Though the romantic vampire genre may have (fingers crossed!) finally run its course, Jarmusch nicely sidesteps the baring of fangs and avoids awkward kink in favor of character driven work that produces a curiously entertaining, unconventional entry in the bloodsucking oeuvre. Instead of Twilight’s Edward and Bella pawing over each other in a hazy meadow, we have Adam (Tom Hiddleston, Thor, Thor 2: The Dark World) and Eve (Tilda Swinton, The Grand Budapest Hotel) spending the first part of the film continents apart until Eve travels from exotic Tangiers to dilapidated Detroit for a reunion with her eternal flame. Like the impressively designed but fairly dated The Hunger from 1983, Only Lovers Left Alive is less about finding love than it is about what happens to a couple that have lived through many lives together.
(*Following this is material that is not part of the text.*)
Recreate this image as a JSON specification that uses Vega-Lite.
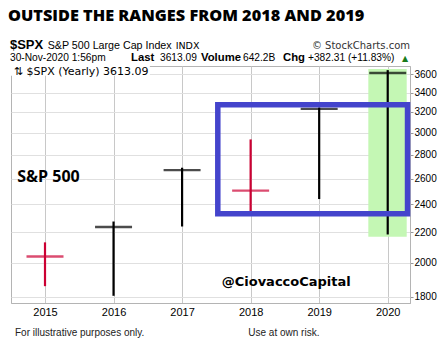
{
  "$schema": "https://vega.github.io/schema/vega-lite/v6.json",
  "width": 399,
  "height": 237,
  "autosize": "none",
  "padding": {"left": 11, "top": 66, "right": 37, "bottom": 40},
  "background": "white",
  "config": {
    "view": {"stroke": "#b4b4b4", "strokeWidth": 1},
    "font": "Liberation Sans"
  },
  "title": {
    "text": "OUTSIDE THE RANGES FROM 2018 AND 2019",
    "anchor": "start",
    "frame": "group",
    "font": "Open Sans",
    "fontWeight": 800,
    "fontSize": 16.3,
    "color": "#000000",
    "baseline": "alphabetic",
    "offset": 2,
    "dx": -3
  },
  "datasets": {
    "candles": [
      {"year": 2015, "open": 2058.9, "high": 2132, "low": 1860, "close": 2040},
      {"year": 2016, "open": 2038.2, "high": 2275, "low": 1805, "close": 2236},
      {"year": 2017, "open": 2251.6, "high": 2690, "low": 2240, "close": 2670},
      {"year": 2018, "open": 2683.7, "high": 2938, "low": 2346, "close": 2505},
      {"year": 2019, "open": 2477.0, "high": 3245, "low": 2440, "close": 3231},
      {"year": 2020, "open": 3244.7, "high": 3646, "low": 2185, "close": 3613}
    ]
  },
  "layer": [
    {
      "data": {"values": [{"year": 2019.717, "year2": 2020.277, "low": 2170, "high": 3659}]},
      "mark": {"type": "rect", "fill": "#c4f7b4", "stroke": null},
      "encoding": {
        "x": {"field": "year", "type": "quantitative", "scale": {"domain": [2014.504, 2020.325], "nice": false, "zero": false},
          "axis": {"values": [2015, 2016, 2017, 2018, 2019, 2020], "format": "d", "title": null, "labelFontSize": 11, "labelColor": "#000000", "labelFont": "Liberation Sans", "gridColor": "#c8c8c8", "ticks": false, "domainColor": "#b4b4b4", "labelPadding": 3}},
        "x2": {"field": "year2"},
        "y": {"field": "low", "type": "quantitative", "scale": {"type": "log", "domain": [1765, 3693], "nice": false, "zero": false},
          "axis": {"orient": "right", "values": [1800, 2000, 2200, 2400, 2600, 2800, 3000, 3200, 3400, 3600], "format": "d", "title": null, "labelFontSize": 10, "labelColor": "#000000", "labelFont": "Liberation Sans", "gridColor": "#e0e0e0", "tickColor": "#999999", "tickSize": 3, "domainColor": "#b4b4b4", "labelPadding": 1}},
        "y2": {"field": "high"}
      }
    },
    {
      "data": {"values": [{"year": 2014.504, "year2": 2016.53, "low": 3582, "high": 3693}]},
      "mark": {"type": "rect", "fill": "white"},
      "encoding": {
        "x": {"field": "year", "type": "quantitative"},
        "x2": {"field": "year2"},
        "y": {"field": "low", "type": "quantitative"},
        "y2": {"field": "high"}
      }
    },
    {
      "data": {"name": "candles"},
      "mark": {"type": "rule", "strokeWidth": 2.2},
      "encoding": {
        "x": {"field": "year", "type": "quantitative"},
        "y": {"field": "low", "type": "quantitative"},
        "y2": {"field": "high"},
        "color": {"condition": {"test": "datum.close < datum.open", "value": "#cc0033"}, "value": "#000000"}
      }
    },
    {
      "data": {"name": "candles"},
      "mark": {"type": "tick", "orient": "horizontal", "size": 37, "thickness": 2.4},
      "encoding": {
        "x": {"field": "year", "type": "quantitative"},
        "y": {"field": "close", "type": "quantitative"},
        "color": {"condition": {"test": "datum.close < datum.open", "value": "#cc0033"}, "value": "#000000"}
      }
    },
    {
      "data": {"values": [{"year": 2017.521, "year2": 2020.289, "low": 2331, "high": 3274}]},
      "mark": {"type": "rect", "fill": null, "filled": false, "stroke": "#4444cc", "strokeWidth": 5.5},
      "encoding": {
        "x": {"field": "year", "type": "quantitative"},
        "x2": {"field": "year2"},
        "y": {"field": "low", "type": "quantitative"},
        "y2": {"field": "high"}
      }
    },
    {
      "data": {"values": [
        {"label": "S&P 500 Large Cap Index", "year": 2015.039, "value": 3894}
      ]},
      "mark": {"type": "text", "align": "left", "baseline": "alphabetic", "font": "Liberation Sans", "fontSize": 10.7, "color": "#000000", "clip": false},
      "encoding": {
        "x": {"field": "year", "type": "quantitative"},
        "y": {"field": "value", "type": "quantitative"},
        "text": {"field": "label"}
      }
    },
    {
      "data": {"values": [
        {"label": "30-Nov-2020 1:56pm", "year": 2014.489, "value": 3751},
        {"label": "3613.09", "year": 2016.678, "value": 3751},
        {"label": "642.2B", "year": 2017.889, "value": 3751},
        {"label": "+382.31 (+11.83%)", "year": 2018.837, "value": 3751}
      ]},
      "mark": {"type": "text", "align": "left", "baseline": "alphabetic", "font": "Liberation Sans", "fontSize": 10.2, "color": "#000000", "clip": false},
      "encoding": {
        "x": {"field": "year", "type": "quantitative"},
        "y": {"field": "value", "type": "quantitative"},
        "text": {"field": "label"}
      }
    },
    {
      "data": {"values": [
        {"label": "Last", "year": 2016.255, "value": 3751},
        {"label": "Volume", "year": 2017.276, "value": 3751},
        {"label": "Chg", "year": 2018.472, "value": 3751}
      ]},
      "mark": {"type": "text", "align": "left", "baseline": "alphabetic", "font": "Liberation Sans", "fontWeight": "bold", "fontSize": 11.3, "color": "#000000", "clip": false},
      "encoding": {
        "x": {"field": "year", "type": "quantitative"},
        "y": {"field": "value", "type": "quantitative"},
        "text": {"field": "label"}
      }
    },
    {
      "data": {"values": [{"label": "$SPX", "year": 2014.489, "value": 3894}]},
      "mark": {"type": "text", "align": "left", "baseline": "alphabetic", "font": "Liberation Sans", "fontWeight": "bold", "fontSize": 13, "color": "#000000", "clip": false},
      "encoding": {
        "x": {"field": "year", "type": "quantitative"},
        "y": {"field": "value", "type": "quantitative"},
        "text": {"field": "label"}
      }
    },
    {
      "data": {"values": [{"label": "INDX", "year": 2016.907, "value": 3894}]},
      "mark": {"type": "text", "align": "left", "baseline": "alphabetic", "font": "DejaVu Sans", "fontSize": 9.5, "color": "#000000", "clip": false},
      "encoding": {
        "x": {"field": "year", "type": "quantitative"},
        "y": {"field": "value", "type": "quantitative"},
        "text": {"field": "label"}
      }
    },
    {
      "data": {"values": [{"label": "© StockCharts.com", "year": 2020.325, "value": 3894}]},
      "mark": {"type": "text", "align": "right", "baseline": "alphabetic", "font": "DejaVu Sans", "fontSize": 10, "color": "#333333", "clip": false},
      "encoding": {
        "x": {"field": "year", "type": "quantitative"},
        "y": {"field": "value", "type": "quantitative"},
        "text": {"field": "label"}
      }
    },
    {
      "data": {"values": [{"label": "▲", "year": 2020.209, "value": 3751}]},
      "mark": {"type": "text", "align": "left", "baseline": "alphabetic", "font": "DejaVu Sans", "fontSize": 8, "color": "#1a7a1a", "clip": false},
      "encoding": {
        "x": {"field": "year", "type": "quantitative"},
        "y": {"field": "value", "type": "quantitative"},
        "text": {"field": "label"}
      }
    },
    {
      "data": {"values": [{"label": "⇅ $SPX (Yearly) 3613.09", "year": 2014.545, "value": 3591}]},
      "mark": {"type": "text", "align": "left", "baseline": "alphabetic", "font": "DejaVu Sans", "fontSize": 11, "color": "#000000", "clip": false},
      "encoding": {
        "x": {"field": "year", "type": "quantitative"},
        "y": {"field": "value", "type": "quantitative"},
        "text": {"field": "label"}
      }
    },
    {
      "data": {"values": [{"label": "S&P 500", "year": 2014.596, "value": 2575}]},
      "mark": {"type": "text", "align": "left", "baseline": "alphabetic", "font": "Open Sans", "fontWeight": "bold", "fontSize": 16, "color": "#000000", "clip": false},
      "encoding": {
        "x": {"field": "year", "type": "quantitative"},
        "y": {"field": "value", "type": "quantitative"},
        "text": {"field": "label"}
      }
    },
    {
      "data": {"values": [{"label": "@CiovaccoCapital", "year": 2017.578, "value": 1861}]},
      "mark": {"type": "text", "align": "left", "baseline": "alphabetic", "font": "DejaVu Sans", "fontWeight": "bold", "fontSize": 13, "color": "#000000", "clip": false},
      "encoding": {
        "x": {"field": "year", "type": "quantitative"},
        "y": {"field": "value", "type": "quantitative"},
        "text": {"field": "label"}
      }
    },
    {
      "data": {"values": [
        {"label": "For illustrative purposes only.", "year": 2014.562, "value": 1594},
        {"label": "Use at own risk.", "year": 2017.966, "value": 1594}
      ]},
      "mark": {"type": "text", "align": "left", "baseline": "alphabetic", "font": "Liberation Sans", "fontSize": 10, "color": "#222222", "clip": false},
      "encoding": {
        "x": {"field": "year", "type": "quantitative"},
        "y": {"field": "value", "type": "quantitative"},
        "text": {"field": "label"}
      }
    }
  ]
}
Of course, into every vampiric life a little rain must fall and before Adam and Eve can really get down to business another creature of the night appears: Eve’s troubled sister Ava (Mia Wasikowska, Stoker). This family reunion doesn’t bring the kind of over-the-top fireworks seen in August: Osage County but the danger is very real as Ava’s free-wheeling lifestyle threatens to upend any brief bliss Adam and Eve are seeking.

It’s a very languid film and Jarmusch doesn’t make any apologies for letting his characters wax poetic about the state of art/music/literature in today’s modern society. He even introduces a true-blue historical figure, Christopher Marlowe (John Hurt, Tinker Tailor Soldier Spy), still alive today thanks to a bite to the neck centuries earlier. Everyone in Jarmusch’s film seems too cool for school but not in the way that could have been aggravating or eye-roll inducing. My original feeling was that the film should have been called Hipster Vampire Namedroppers, a silly but pretty accurate way to succinctly describe the players.
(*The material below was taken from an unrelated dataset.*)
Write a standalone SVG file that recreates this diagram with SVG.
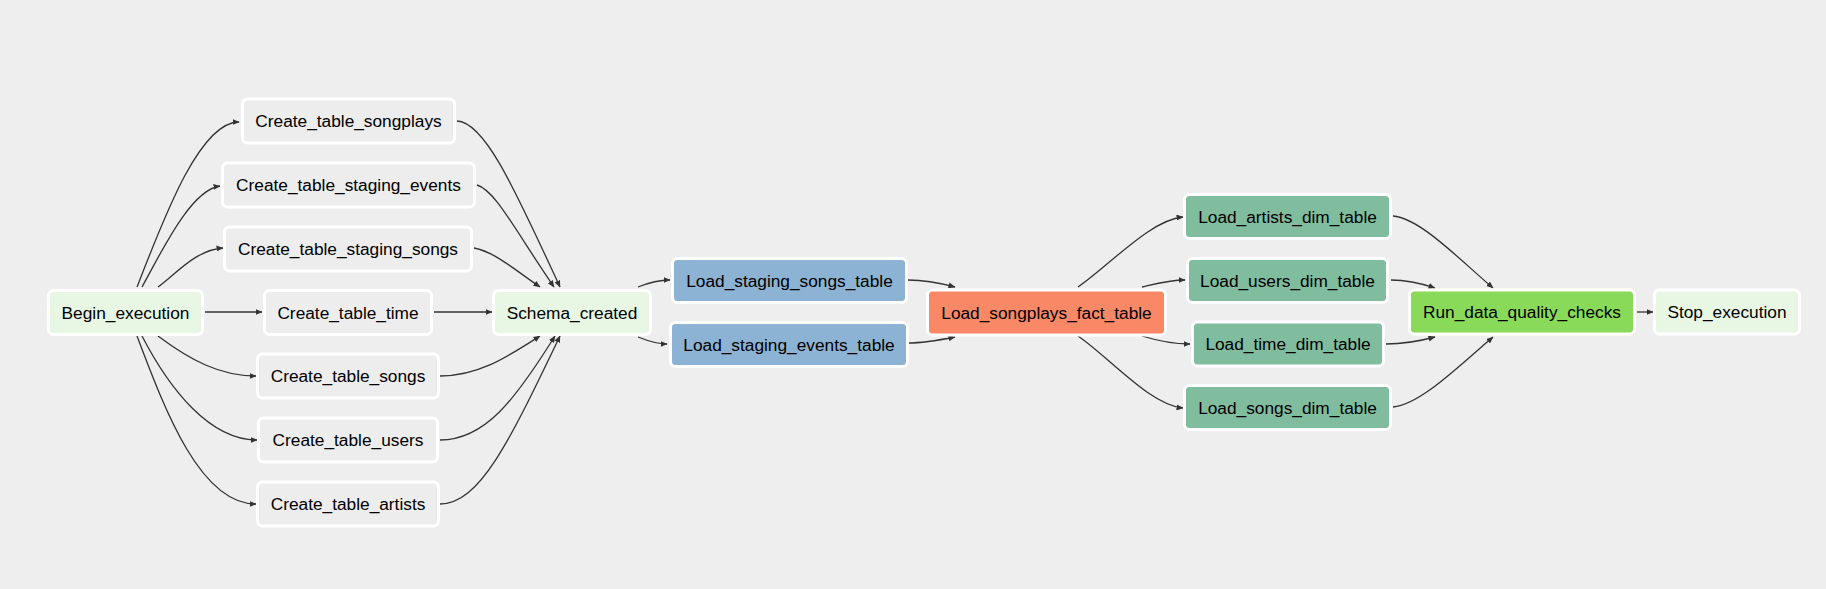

Somber yet at times deeply funny, Only Lovers Left Alive is a nice antidote to several years of sappy films and television series that have made vampires more romantic leads than life draining villains. I’m not sure Jarmusch’s take will please everyone but there’s something interesting going on here seasoned moviegoers may want to investigate. Just make sure to bone up on your beatnik poets and existential artists so you can nod in agreement when Jarmusch makes an obscure reference.

One comment on “Movie Review ~ Only Lovers Left Alive

  1. chaszak says:

    If you’re going to try another Jarmusch film, see STRANGER THAN PARADISE, DOWN BY LAW, MYSTERY TRAIN, or DEAD MAN. The first three form a loose thematic trilogy, so you might want to start with STRANGER THAN PARADISE if you go with early Jarmusch. DEAD MAN is, in my opinion, his masterpiece.